Well, we know one guy who isn't going to grow old in jail: John Allen Muhammed.

Posted by: federalist | Nov 13, 2009 5:42:00 PM

Texas spends about half a billion per year on prison inmate health care, and older offenders are responsible for much of the growth in costs, for sure. The other notable source of expense are HIV+ patients, who account for about half the Texas prison pharmacy budget.

Posted by: Gritsforbreakfast | Nov 13, 2009 6:07:05 PM

HIV positive patients should be entitled to palliative care, only.

Posted by: federalist | Nov 13, 2009 6:17:16 PM

Federalist, that's even more expensive for long-timers, for whom the state must pay when the disease worsens. It may satisfy your punitive sensibility (thought probably not) but what you suggest would actually be more costly to taxpayers than providing preventive care.

Posted by: Gritsforbreakfast | Nov 13, 2009 6:57:22 PM

I have worked in this industry for 7 years and I know how it is done. This can be more simplied if you could just get someone to listening. Now is the time to do that. Yes what has been said is true to the fact. However, the cost is rising because of duplication of efforts.

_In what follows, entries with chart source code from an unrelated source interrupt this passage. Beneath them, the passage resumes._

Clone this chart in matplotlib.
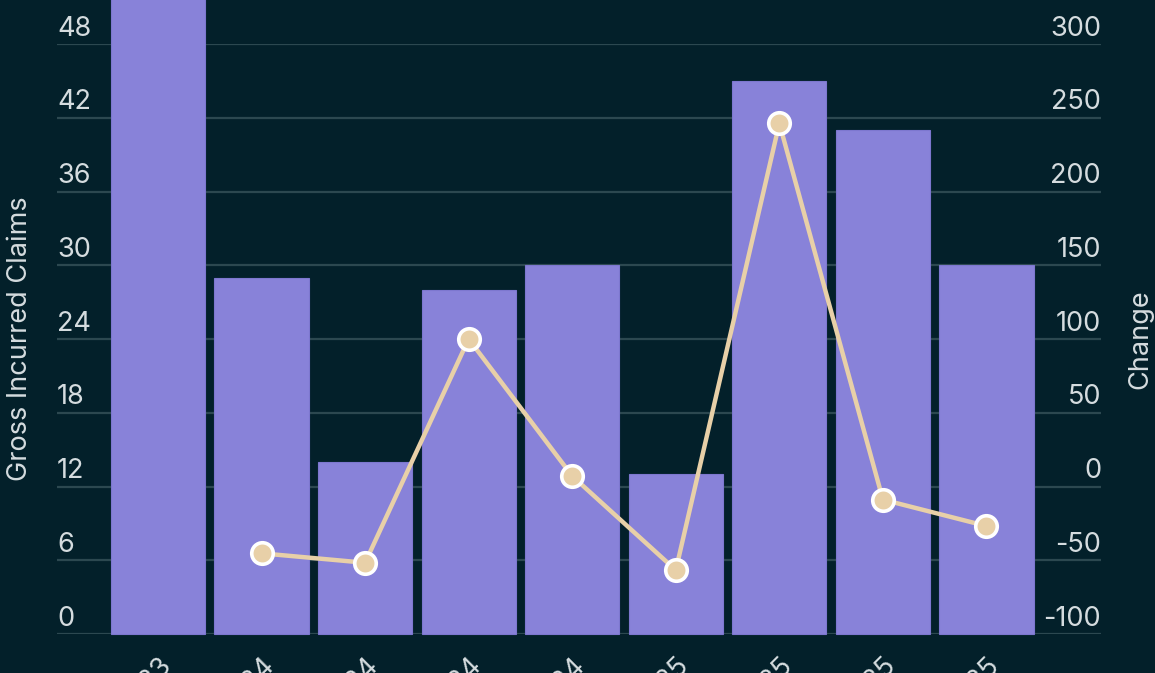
import matplotlib
matplotlib.use("Agg")
import matplotlib.pyplot as plt
import matplotlib.transforms as mtransforms

# data
quarters = ["Q4 2023", "Q1 2024", "Q2 2024", "Q3 2024", "Q4 2024",
            "Q1 2025", "Q2 2025", "Q3 2025", "Q4 2025"]
claims = [53, 29, 14, 28, 30, 13, 45, 41, 30]
change = [None, -45.3, -51.7, 100.0, 7.1, -56.7, 246.2, -8.9, -26.8]

left_ticks = [0, 6, 12, 18, 24, 30, 36, 42, 48]
right_ticks = [-100, -50, 0, 50, 100, 150, 200, 250, 300]

BG = "#03202a"
GRID = "#2c4850"
TXT = "#d5dcdf"
BAR = "#8882d9"
LINE = "#e8d0a8"
FS = 19.5

plt.rcParams["font.family"] = ["Inter", "DejaVu Sans"]

fig = plt.figure(figsize=(11.55, 6.73), dpi=100, facecolor=BG)
ax = fig.add_axes([57 / 1155, 1 - 634 / 673, (1101 - 57) / 1155, (634 - 44) / 673])
ax.set_facecolor(BG)
ax2 = ax.twinx()

x = list(range(len(quarters)))
ax.bar(x, claims, width=0.91, color=BAR, edgecolor="#7d77cf", linewidth=0.8,
       zorder=2, clip_on=False)
ax.set_xlim(-0.975, 9.106)
ax.set_ylim(0, 48)
ax2.set_ylim(-100, 300)

for t in left_ticks:
    ax.axhline(t, color=GRID, linewidth=1.6, zorder=1)

cx = [i for i, c in zip(x, change) if c is not None]
cy = [c for c in change if c is not None]
ax2.plot(cx, cy, color=LINE, linewidth=3.2, zorder=3)
ax2.plot(cx, cy, linestyle="none", marker="o", markersize=15.5,
         markerfacecolor=LINE, markeredgecolor="white", markeredgewidth=2.6,
         zorder=4)

for a in (ax, ax2):
    for s in a.spines.values():
        s.set_visible(False)
    a.tick_params(length=0)
    a.set_yticks([])
ax.set_xticks(x)
ax.set_xticklabels(quarters, rotation=45, ha="right", rotation_mode="anchor",
                   color=TXT, fontsize=FS)
ax.tick_params(axis="x", pad=14)

# tick labels sit just above the grid lines
off = mtransforms.ScaledTranslation(0, 6 / 72, fig.dpi_scale_trans)
tl = mtransforms.blended_transform_factory(ax.transAxes, ax.transData) + off
for t in left_ticks:
    ax.text(0, t, str(t), transform=tl, ha="left", va="baseline",
            color=TXT, fontsize=FS)
tr = mtransforms.blended_transform_factory(ax2.transAxes, ax2.transData) + off
for t in right_ticks:
    ax2.text(1, t, str(t), transform=tr, ha="right", va="baseline",
             color=TXT, fontsize=FS)

fig.text(20 / 1155, 1 - 339 / 673, "Gross Incurred Claims", rotation=90,
         ha="center", va="center", color=TXT, fontsize=FS)
fig.text(1140 / 1155, 1 - 339 / 673, "Change", rotation=90,
         ha="center", va="center", color=TXT, fontsize=FS)

fig.savefig("out.png", dpi=100, facecolor=BG)
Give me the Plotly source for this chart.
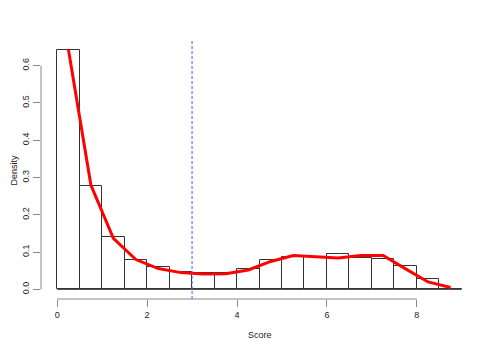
import plotly.graph_objects as go

# histogram of scores (density scale), bins of width 0.5
bin_left = [0.0, 0.5, 1.0, 1.5, 2.0, 2.5, 3.0, 3.5, 4.0, 4.5,
            5.0, 5.5, 6.0, 6.5, 7.0, 7.5, 8.0, 8.5]
bin_width = 0.5
hist_density = [0.643, 0.278, 0.140, 0.080, 0.060, 0.046, 0.043, 0.043, 0.054, 0.080,
                0.087, 0.087, 0.096, 0.084, 0.082, 0.064, 0.028, 0.002]

# smoothed density evaluated at bin midpoints
dens_x = [0.25, 0.75, 1.25, 1.75, 2.25, 2.75, 3.25, 3.75, 4.25, 4.75,
          5.25, 5.75, 6.25, 6.75, 7.25, 7.75, 8.25, 8.75]
dens_y = [0.643, 0.280, 0.137, 0.080, 0.056, 0.045, 0.041, 0.042, 0.052, 0.075,
          0.091, 0.088, 0.084, 0.091, 0.091, 0.055, 0.020, 0.005]

mean_score = 3.0
x_ticks = [0, 2, 4, 6, 8]
y_ticks = [0.0, 0.1, 0.2, 0.3, 0.4, 0.5, 0.6]

mids = [b + bin_width / 2 for b in bin_left]
x_lo, x_hi = bin_left[0], bin_left[-1] + bin_width
y_hi = max(hist_density)
xpad = 0.04 * (x_hi - x_lo)
ypad = 0.04 * y_hi

fig = go.Figure()
fig.add_trace(go.Bar(
    x=mids, y=hist_density, width=bin_width,
    marker=dict(color='white', line=dict(color='#333', width=1)),
    hoverinfo='skip'))
fig.add_trace(go.Scatter(
    x=dens_x, y=dens_y, mode='lines',
    line=dict(color='#ff0000', width=3)))

# baseline under bars
fig.add_shape(type='line', xref='x', yref='y', x0=x_lo, x1=x_hi, y0=0, y1=0,
              line=dict(color='#444', width=1))
# R-style axis lines spanning first to last tick
fig.add_shape(type='line', xref='x', yref='paper', x0=x_ticks[0], x1=x_ticks[-1],
              y0=0, y1=0, line=dict(color='#888', width=1))
fig.add_shape(type='line', xref='paper', yref='y', x0=0, x1=0,
              y0=y_ticks[0], y1=y_ticks[-1], line=dict(color='#888', width=1))
# mean line
fig.add_shape(type='line', xref='x', yref='paper', x0=mean_score, x1=mean_score,
              y0=0, y1=1, line=dict(color='#5555ff', width=1, dash='3px,2px'))

# page body has an 8px default margin, so the figure is 8px smaller
fig.update_layout(
    width=492, height=342,
    margin=dict(l=33, r=22, t=32, b=51),
    plot_bgcolor='white', paper_bgcolor='white',
    showlegend=False, bargap=0,
    font=dict(family='Liberation Sans, Arial, sans-serif', size=9, color='#222'),
    xaxis=dict(range=[x_lo - xpad, x_hi + xpad], tickvals=x_ticks,
               ticks='outside', ticklen=7, tickcolor='#888', automargin=False,
               showgrid=False, zeroline=False, showline=False),
    yaxis=dict(range=[-ypad, y_hi + ypad], tickvals=y_ticks, tickformat='.1f',
               ticks='outside', ticklen=7, tickcolor='#888', tickangle=-90,
               automargin=False,
               showgrid=False, zeroline=False, showline=False),
    annotations=[
        dict(text='Score', xref='paper', yref='paper', x=0.5, y=-0.139,
             showarrow=False, xanchor='center', yanchor='middle'),
        dict(text='Density', xref='paper', yref='paper', x=-0.062, y=0.5,
             showarrow=False, textangle=-90, xanchor='center', yanchor='middle'),
    ],
)

fig.write_html('out.html')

The federal gov is paying 3 time to process those claims. Being that the contractor is reimbursing 15% above charges and the clearinghouse audits the claim for a fee and the taxpayers pay the bill.

Posted by: Audrey Gardner | Nov 13, 2009 9:26:27 PM

Execute them all by applying drug patches to their bodies. Then apply some patches to lawyers. Problem solved.

Posted by: IdiocracyClaus | Nov 14, 2009 12:49:33 AM

IC: You beat me to it. Thank you. Very good. But common sense has no place in a lawyer blog.

In the future, close the proposal with, To deter.

Posted by: Supremacy Claus | Nov 14, 2009 1:00:48 AM

Why don't you guys move to the Middle East and join the Taliban instead of bringing the Taliban here?

For those who think prison health care is great.

Posted by: George | Nov 14, 2009 9:14:58 AM

The American lawyer runs a tighter ship than the Taliban. Try saying a joke at work. You will be crushed. PC is the Taliban at home. Also the Taliban beats you for some infraction. Then they leave you alone. They do not consume 1000's of hours and assets as the lawyer does.

Posted by: Supremacy Claus | Nov 14, 2009 9:28:30 AM

The taxpayers would wind up paying whether this care is provided in prison or not. This will be even more true if the giganitic new health care entitlement now under consideration is passed, but with or without it, Medicare and Medicaid already pay by far the lion's share.

Posted by: Bill Otis | Nov 15, 2009 9:11:44 PM

there is a lot of things that the tax payers don't
know about the texas department of corrections.
tax payers are treated as though they are in
prison to. I'am a x-offender to. so there's a lot
more going on. you would be surprised!!!!!!